Lebih lanjut ia katakan prinsip-prinsip koperasi akan menghilang seiring dengan pemberlakuan manajemen risiko yang semata-mata berbasis uang.
“Kita saat ini memberikan relaksasi namun relaksasi kita berbeda dengan perbankan. Relaksasi kita menghentikan bunga dan memberikan waktu kepada anggota yang sedang bermasalah dalam pinjamannya. Apakah hal seperti ini dimungkinkan di perbankan?” ujar Stephanus setengah bertanya.
Gerakan koperasi kredit yang saat ini beranggotakan 3,5 juta orang dipastikan menolak RUU PPSK atau Omnibus Law Sektor Keuangan ini. Ia menegaskan dalam menjalankan tata kelola koperasi yang baik memang harus ada pengawasan.
“Pengawasan menjadi syarat mutlak bagi tata kelola koperasi yang baik namun pengawasan koperasi bersifat self-regulated dalam hal ini pengawasan bisa dilakukan oleh unsur koperasi dan pemerintah yang mengerti bahwa manajemen koperasi bukan hanya untung rugi tetapi berbasis saling dukung dan saling percaya” papar Stephanus melanjutkan.
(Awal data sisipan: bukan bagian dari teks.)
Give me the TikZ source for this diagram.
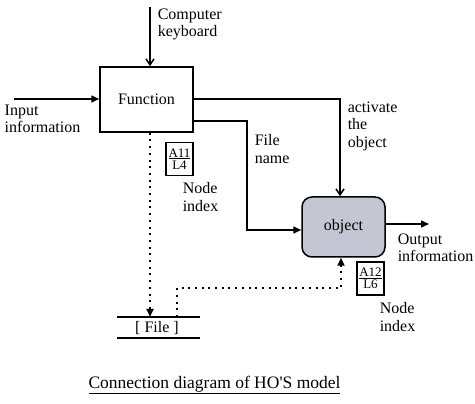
\documentclass[tikz,border=0pt]{standalone}
\usepackage{fontspec}
\setmainfont{Liberation Serif}
\usetikzlibrary{arrows.meta}
\begin{document}
\begin{tikzpicture}[x=1pt,y=-1pt,
  line width=1.5pt,
  txt/.style={font=\fontsize{16}{17.5}\selectfont, align=left, inner sep=0pt, anchor=north west},
  fillarr/.style={-{Triangle[length=8pt,width=7pt]}},
  openarr/.style={-{Straight Barb[length=6pt,width=8pt]}},
  dots/.style={dash pattern=on 2pt off 4.7pt, line width=2pt},
  idx/.style={draw, line width=1.3pt, font=\fontsize{13}{13}\selectfont, align=center, inner sep=1.5pt, minimum width=27pt, minimum height=33pt}]
\useasboundingbox (0,0) rectangle (475,404);
% Function box
\node[draw, minimum width=93pt, minimum height=65pt, inner sep=0pt, font=\fontsize{16}{17.5}\selectfont] (fun) at (146.5,99.5) {Function};
% Object box
\node[draw, rounded corners=10pt, fill={rgb,255:red,196;green,198;blue,212}, minimum width=83pt, minimum height=60pt, inner sep=0pt, font=\fontsize{16}{17.5}\selectfont] (obj) at (343.5,227) {object};
% keyboard
\coordinate (kb) at (150,7);
\draw[openarr] (kb) -- (fun.north -| kb);
\node[txt] (kbt) at (157,8) {Computer\\keyboard};
% input
\coordinate (in) at (14,99);
\draw[fillarr] (in) -- (fun.west |- in);
\node[txt] (int) at (4,104) {Input\\information};
% activate
\coordinate (a1) at (193,99);
\coordinate (a2) at (340,99);
\draw[openarr] (a1) -- (a2) -- (obj.north -| a2);
\node[txt] (act) at (347,101) {activate\\the\\object};
% file name
\coordinate (f1) at (193,121);
\coordinate (f2) at (247,121);
\coordinate (f3) at (247,230);
\draw[fillarr] (f1) -- (f2) -- (f3) -- (obj.west |- f3);
\node[txt] (fnt) at (254,134) {File\\name};
% output
\coordinate (out) at (429,224);
\draw[fillarr] (obj.east |- out) -- (out);
\node[txt] (outt) at (397,233) {Output\\information};
% file store
\coordinate (fl1) at (117,317);
\coordinate (fr1) at (200,317);
\coordinate (fl2) at (117,338);
\coordinate (fr2) at (200,338);
\draw (fl1) -- (fr1);
\draw (fl2) -- (fr2);
\node[font=\fontsize{16}{17.5}\selectfont, inner sep=0pt] (file) at (157,328) {[ File ]};
% dotted connectors
\coordinate (d1) at (150,317);
\draw[dots, fillarr] (fun.south -| d1) -- (d1);
\coordinate (e1) at (177,317);
\coordinate (e2) at (177,288);
\coordinate (e3) at (341,288);
\draw[dots, fillarr] (e1) -- (e2) -- (e3) -- (obj.south -| e3);
% index boxes
\node[idx] (i1) at (179.5,159) {\underline{A11}\\[-1pt]L4};
\node[txt] (n1) at (182,182) {Node\\index};
\node[idx] (i2) at (370.5,278.5) {\underline{A12}\\[-1pt]L6};
\node[txt] (n2) at (379,302) {Node\\index};
% caption
\node[font=\fontsize{17.5}{20}\selectfont, inner sep=0pt] (cap) at (214.5,385) {\underline{Connection diagram of HO\textquotesingle S model}};
\end{tikzpicture}
\end{document}
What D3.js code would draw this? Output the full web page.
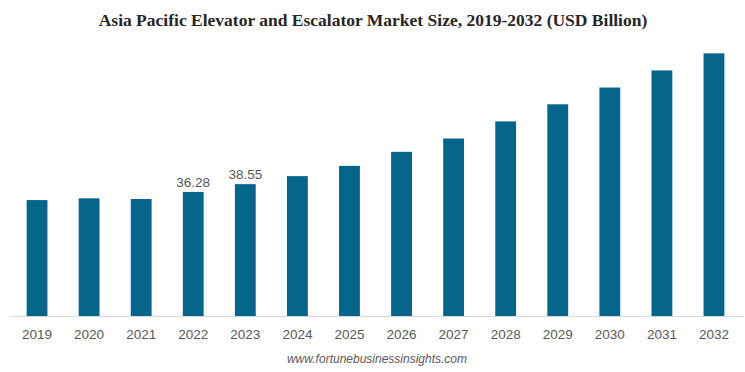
<!DOCTYPE html>
<html><head><meta charset="utf-8">
<script src="https://cdn.jsdelivr.net/npm/d3@7"></script>
<style>body{margin:0;background:#fff}svg{display:block}</style>
</head><body>
<script>
const years = ["2019","2020","2021","2022","2023","2024","2025","2026","2027","2028","2029","2030","2031","2032"];
const values = [33.9,34.4,34.2,36.28,38.55,40.9,43.9,48.0,51.9,56.9,61.9,66.8,71.8,76.8];
const labels = {"2022":"36.28","2023":"38.55"};

const W=745,H=372;
const svg=d3.select("body").append("svg").attr("width",W).attr("height",H);
const x=d3.scaleBand().domain(years).range([11,740]).paddingInner(0.6).paddingOuter(0.3);
const y=d3.scaleLinear().domain([0,100]).range([316,-26]);

svg.append("text").attr("x",373).attr("y",26).attr("text-anchor","middle")
  .attr("font-family","Liberation Serif, Times New Roman, serif").attr("font-weight","bold")
  .attr("font-size",17.5).attr("fill","#262626").text("Asia Pacific Elevator and Escalator Market Size, 2019-2032 (USD Billion)");

svg.selectAll("rect.bar").data(years).enter().append("rect").attr("class","bar")
  .attr("x",d=>x(d)).attr("width",x.bandwidth())
  .attr("y",(d,i)=>y(values[i])).attr("height",(d,i)=>y(0)-y(values[i]))
  .attr("fill","#05658b");

const ax=svg.append("g").attr("transform","translate(0,316)").call(d3.axisBottom(x).tickSize(0).tickPadding(13));
ax.select(".domain").remove();
ax.selectAll("text").attr("font-family","Liberation Sans, Arial, sans-serif").attr("font-size",13.5).attr("fill","#595959");
svg.append("line").attr("x1",10).attr("x2",744).attr("y1",316.5).attr("y2",316.5).attr("stroke","#d9d9d9");

svg.selectAll("text.lab").data(years.filter(d=>labels[d])).enter().append("text").attr("class","lab")
  .attr("x",d=>x(d)+x.bandwidth()/2).attr("y",d=>y(values[years.indexOf(d)])-5)
  .attr("text-anchor","middle").attr("font-family","Liberation Sans, Arial, sans-serif")
  .attr("font-size",13.5).attr("fill","#595959").text(d=>labels[d]);

svg.append("text").attr("x",377).attr("y",363).attr("text-anchor","middle")
  .attr("font-family","Liberation Sans, Arial, sans-serif").attr("font-style","italic")
  .attr("font-size",12).attr("fill","#595959").text("www.fortunebusinessinsights.com");
</script>
</body></html>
Mengakhiri pernyataannya Stephanus mengungkapkan bahwa manajemen risiko di koperasi manajemen risiko ekonomi kerakyatan.
Berbeda dengan Lembaga Keuangan
Dari PBMTI, Budi Santoso menyampaikan aspirasi dengan menjelaskan apa beda perbankan dengan koperasi. Menurutnya koperasi melayani anggotanya karena ia juga pemilik dari koperasi, ini tentu beda dengan perbankan yang menempatkan nasabah sebagai pihak lain yang dilayani dan pemilik modal harus diamankan secara ketat dan hanya berhitung soal terminologi bisnis untung rugi semata.
”Di koperasi aspek sosial menjadi pertimbangan selain pertimbangan bisnis”. Ujar Budi.
”Di koperasi prinsip profit dan benefit harus berjalan seirama, kami berharap pasal-pasal 191, 192 dan 298 dikeluarkan dari RUU PPSK dan masuk dalam RUU Perkoperasian. Sementara RUU Perkoperasian harus diatur sebaik mungkin untuk menjaga tegaknya prinsip dan nilai koperasi tetap terjaga ” pungkas Budi Santoso.
Menutup acara audiensi Forkopi dan Fraksi PPP DPR RI, Achmad Baidowi menyambut baik penyampaian aspirasi ini dan akan ikut memperjuangkan aspirasi koperasi Indonesia.
“Kami pastikan Fraksi PPP akan terus bersama dengan teman-teman koperasi, kita akan terus menghimpun data dan argumen-argumen memperkuat perjuangan teman-teman koperasi, apalagi saya sendiri juga angota koperasi”. Kata Achmad Baidowi
Achmad Baidowi menambahkan, RUU PPSK disusun dan dirancang di Komisi XI DPR RI. Koperasi sebenarnya berada di Komisi VI. Kenapa kemudian masuk dalam RUU PPSK, karena ada simpan pinjam dalam koperasi sehingga OJK masuk di dalamnya.
Ia juga berharap Forkopi menyampaikan juga kepada fraksi-fraksi lain di DPR RI agar suara pelaku koperasi ini lebih didengar dan keinginan ini bisa diserap dalam undang-undang PPSK nantinya.
Sementara itu, Dra. Hj.Wartiah, M.Pd (Anggota DPR RI PPP dan Panja RUU PPSK) menyampaikan terimakasih atas aspirasi dari FORKOPI dana akan ditindaklanjuti dan diikhtiarkan bersama dalam rapat-rapat di DPR RI.
“Kami akan ikhtiarkan bersama, aspirasi koperasi tidak dibawah pengawasan OJK. Ketentuan pasal-pasal dalam RUU PPSK agar dikelaurakan. Aspirasi ini akan kami bahas dalam rapat-rapat di DPR RI”. Jelas Hj. Wartiah menutup audiensi.
Hadir dalam audiensi tersebut koperasi dalam naungan FORKOPI diantaranya Andy Arslan Djunaid (Ketum Kospin Jasa), Kamaruddin Batubara (Ketua KSPPS BMI), Budi Santoso (PBMTI), M Machi (Kospin Jasa), Stepahnus T.S. (GM-Inkopdit), Sularto (KSPPS BMI), dan Fathurrahman (KSPPS BMI).